Rutman and Collins had been looking to develop a new project together since creating “Vera,” from the books by Ann Cleeves, now found that the timing was right.

“I’d been knocking around an idea about people confessing and then later retracting, and, with co-producer Clare Batty, read a lot about it and watched many documentaries on the subject,” recalls Collins. “Simultaneously, I was looking for a show to develop for Peter and Cush.”

Rutman, who, with Collins, had cast Jumbo in an early series of “Vera,” had wanted to write something specifically for the two actors, both of whom were keen to work together on a television project.

“I love them both as actors and for a while they had been talking about doing something in the crime space. What most intrigued me” notes Rutman, “was the idea of this battle of wits, this clash of wills, between two characters – a thriller that draws its tension from the push and pull of two detectives, June and Hegarty. What starts as a disagreement over an old murder case soon pivots into something more obsessive, a private war, a generational stand-off, conducted by these two figures who see and feel their city so differently. And in the middle of this battle is the case itself: a murder in London 11 years earlier, that achieved brief media notoriety and was then largely forgotten. But for the family left behind, nothing is resolved. Nobody knows what to believe. Nobody can move on.”

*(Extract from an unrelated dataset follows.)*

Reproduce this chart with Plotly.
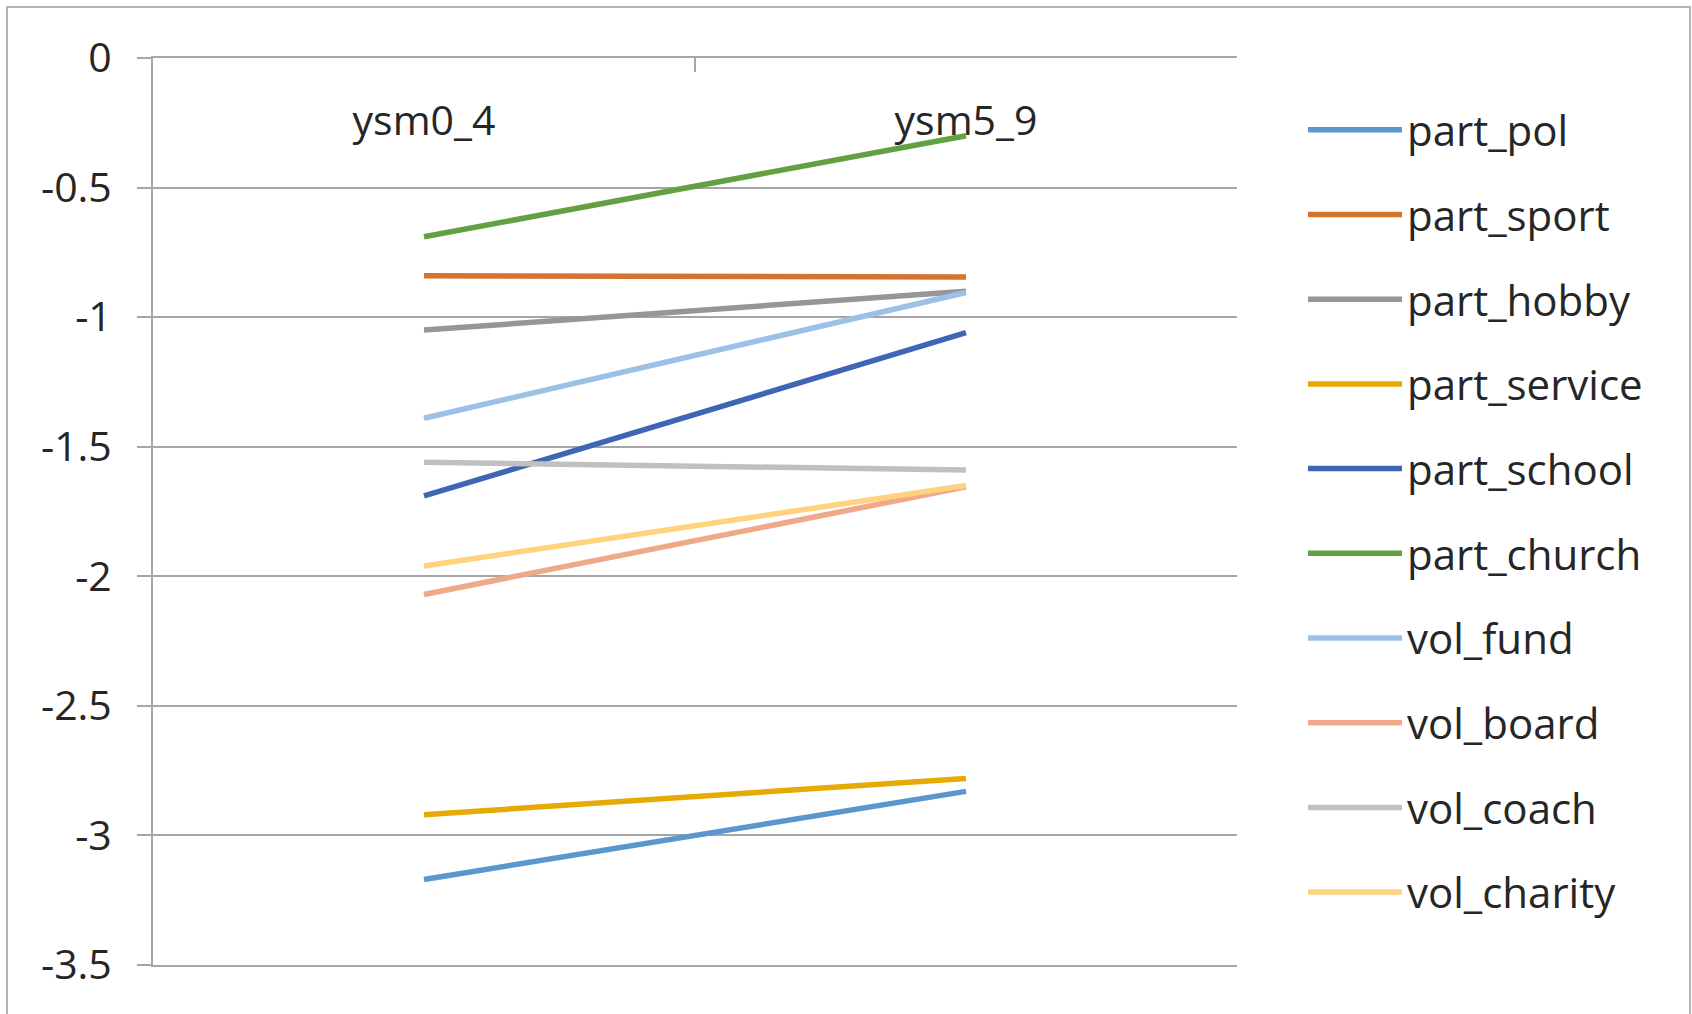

“This project was unusual in the sense that it was developed through my wife’s company, and it was written for Cush and I,” Capaldi says of how he became involved in the series. “So I was invested in it from the start because I was watching it grow and the character was generated from discussions that we had about the kind of character I’d like to play.”

“We all wanted to do something that was set in London and that was about the police force – past, present and future,” adds Jumbo. “We spent time with Paul coming up with ideas and working with the writers’ room. I always try to work on things that challenge the way we look at the world, and I hadn’t done anything that I thought adequately dug into what London was really about when it came to the police force. I was really excited to work on that, and with Peter.”